David Peace’s novel, Tokyo Year Zero, the first in a trilogy, is set in Tokyo a year after the attack. It’s a city devastated and desperate, with many of its people hungry and homeless, and everyone living in the shadow of defeat and national shame. Gangs manage the black markets where essentials are available to the few who have money and influence. American soldiers control the city, while Chinese and Korean mobs fight for power. Conditions could hardly be worse, but someone is murdering young women and it’s Detective Minami’s job to find the perpetrator.

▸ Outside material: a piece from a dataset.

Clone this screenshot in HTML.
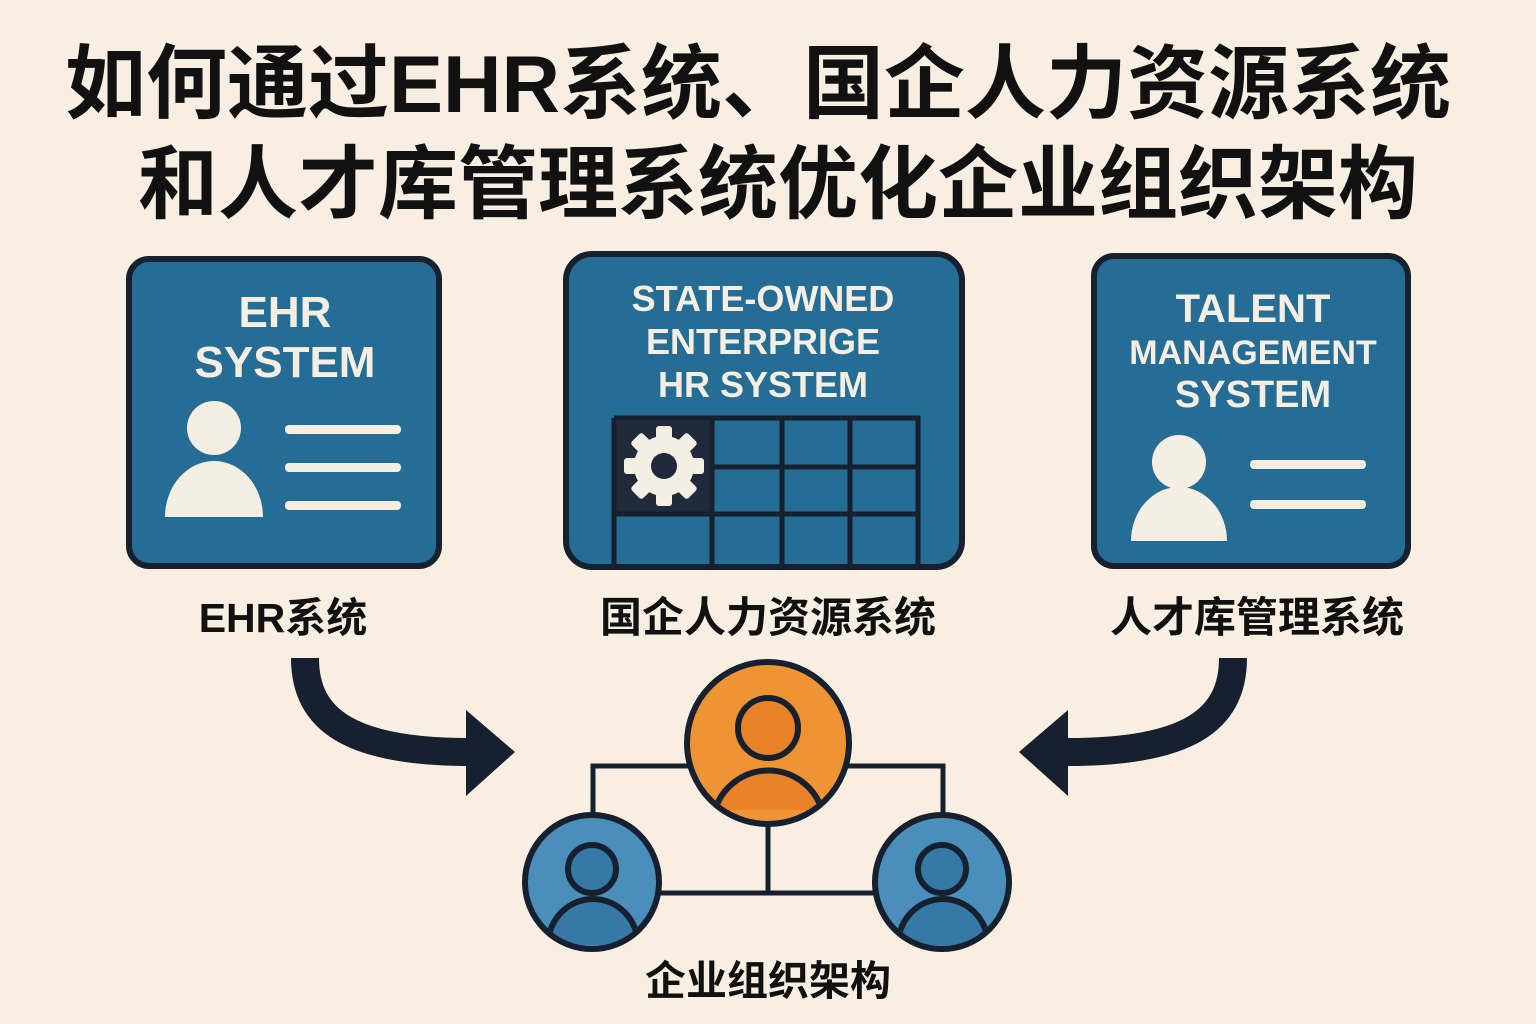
<!DOCTYPE html>
<html><head><meta charset="utf-8"><style>
body{margin:0;width:1536px;height:1024px;background:#f8efe2;overflow:hidden}
svg{display:block}
</style></head><body>
<svg width="1536" height="1024" viewBox="0 0 1536 1024" xmlns="http://www.w3.org/2000/svg">
<rect width="1536" height="1024" fill="#f8efe2"/>
<g font-family="'Liberation Sans','Noto Sans CJK SC',sans-serif" font-weight="bold" fill="#111" text-anchor="middle">
<text x="758" y="112" font-size="81">如何通过EHR系统、国企人力资源系统</text>
<text x="778" y="212" font-size="80">和人才库管理系统优化企业组织架构</text>
</g>
<g stroke="#17202e" stroke-width="6" fill="#266d96">
<rect x="129" y="259" width="310" height="307" rx="20"/>
<rect x="566" y="254" width="396" height="313" rx="26"/>
<rect x="1094" y="256" width="314" height="310" rx="20"/>
</g>
<g font-family="'Liberation Sans',sans-serif" font-weight="bold" fill="#f5efe3" text-anchor="middle">
<text x="285" y="327" font-size="44">EHR</text>
<text x="285" y="377" font-size="44">SYSTEM</text>
<text x="763" y="311" font-size="36">STATE-OWNED</text>
<text x="763" y="354" font-size="36">ENTERPRIGE</text>
<text x="763" y="397" font-size="36">HR SYSTEM</text>
<text x="1253" y="322" font-size="40">TALENT</text>
<text x="1253" y="364" font-size="34">MANAGEMENT</text>
<text x="1253" y="407" font-size="38">SYSTEM</text>
</g>
<g fill="#f5efe3">
<circle cx="214" cy="428" r="27"/>
<path d="M165 517 A49 56 0 0 1 263 517 Z"/>
<rect x="285" y="425" width="116" height="9" rx="4"/>
<rect x="285" y="463" width="116" height="9" rx="4"/>
<rect x="285" y="501" width="116" height="9" rx="4"/>
<circle cx="1179" cy="462" r="27"/>
<path d="M1131 541 A48 54 0 0 1 1227 541 Z"/>
<rect x="1250" y="460" width="116" height="9" rx="4"/>
<rect x="1250" y="500" width="116" height="9" rx="4"/>
</g>
<rect x="614" y="418" width="98" height="96" fill="#1f2a3a"/>
<g stroke="#17202e" stroke-width="5" fill="none">
<path d="M614 418 H918 V566 M614 418 V566 M712 418 V566 M782 418 V566 M850 418 V566 M712 467 H918 M614 514 H918"/>
</g>
<g fill="#f5efe3">
<circle cx="664" cy="466" r="30"/>
<g transform="translate(664 466)">
<rect x="-8" y="-40" width="16" height="80" rx="3"/>
<rect x="-8" y="-40" width="16" height="80" rx="3" transform="rotate(45)"/>
<rect x="-8" y="-40" width="16" height="80" rx="3" transform="rotate(90)"/>
<rect x="-8" y="-40" width="16" height="80" rx="3" transform="rotate(135)"/>
</g>
<circle cx="664" cy="466" r="13" fill="#1f2a3a"/>
</g>
<g font-family="'Liberation Sans','Noto Sans CJK SC',sans-serif" font-weight="bold" fill="#111" text-anchor="middle">
<text x="283" y="632" font-size="41">EHR系统</text>
<text x="768" y="632" font-size="42">国企人力资源系统</text>
<text x="1257" y="632" font-size="42">人才库管理系统</text>
<text x="768" y="995" font-size="41">企业组织架构</text>
</g>
<g fill="none" stroke="#17202e" stroke-width="28">
<path d="M305 658 C305 720 350 752 470 752"/>
<path d="M1233 658 C1233 720 1188 752 1068 752"/>
</g>
<g fill="#17202e">
<path d="M466 710 L515 752 L466 796 Z"/>
<path d="M1068 710 L1019 752 L1068 796 Z"/>
</g>
<g stroke="#17202e" stroke-width="5" fill="none">
<path d="M690 766 H593 V820 M846 766 H943 V820 M768 823 V893 M655 893 H880"/>
</g>
<defs>
<clipPath id="c1"><circle cx="768" cy="743" r="78"/></clipPath>
<clipPath id="c2"><circle cx="592" cy="882" r="64"/></clipPath>
<clipPath id="c3"><circle cx="942" cy="882" r="64"/></clipPath>
</defs>
<g stroke="#17202e" stroke-width="6">
<circle cx="768" cy="743" r="81" fill="#ef9433"/>
<circle cx="592" cy="882" r="67" fill="#4a8fbb"/>
<circle cx="942" cy="882" r="67" fill="#4a8fbb"/>
</g>
<g stroke="#17202e" stroke-width="6">
<circle cx="768" cy="728" r="30" fill="#e8832a"/>
<path d="M715 810 A56 56 0 0 1 822 810" fill="#e8832a" clip-path="url(#c1)"/>
<circle cx="592" cy="869" r="24" fill="#357aa6"/>
<path d="M548 945 A45 46 0 0 1 638 945" fill="#357aa6" clip-path="url(#c2)"/>
<circle cx="942" cy="869" r="24" fill="#357aa6"/>
<path d="M898 945 A45 46 0 0 1 988 945" fill="#357aa6" clip-path="url(#c3)"/>
</g>
</svg>
</body></html>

Much of the power of this novel comes from repetition, the same words and phrases used over and over again like the insistent, inescapable, and infuriating sound of a metronome. The tick, tick, tick of fear and despair that will not go away, of a restless mind that can find no peace. Turning the final page, it is the atmosphere of Tokyo Year Zero that stays with you. The heat, humidity, hunger, and hopelessness, plus the relentlessness of Minami’s quest and his determination to see things through to their conclusion, whatever terrible personal cost is exacted in the effort.
A word of advice. This is a novel whose power depends on concentrated attention. Reading a few pages and then putting it aside for a time is not the right way to approach Tokyo Year Zero. Give it sustained time and focus and it will leave a deep impression.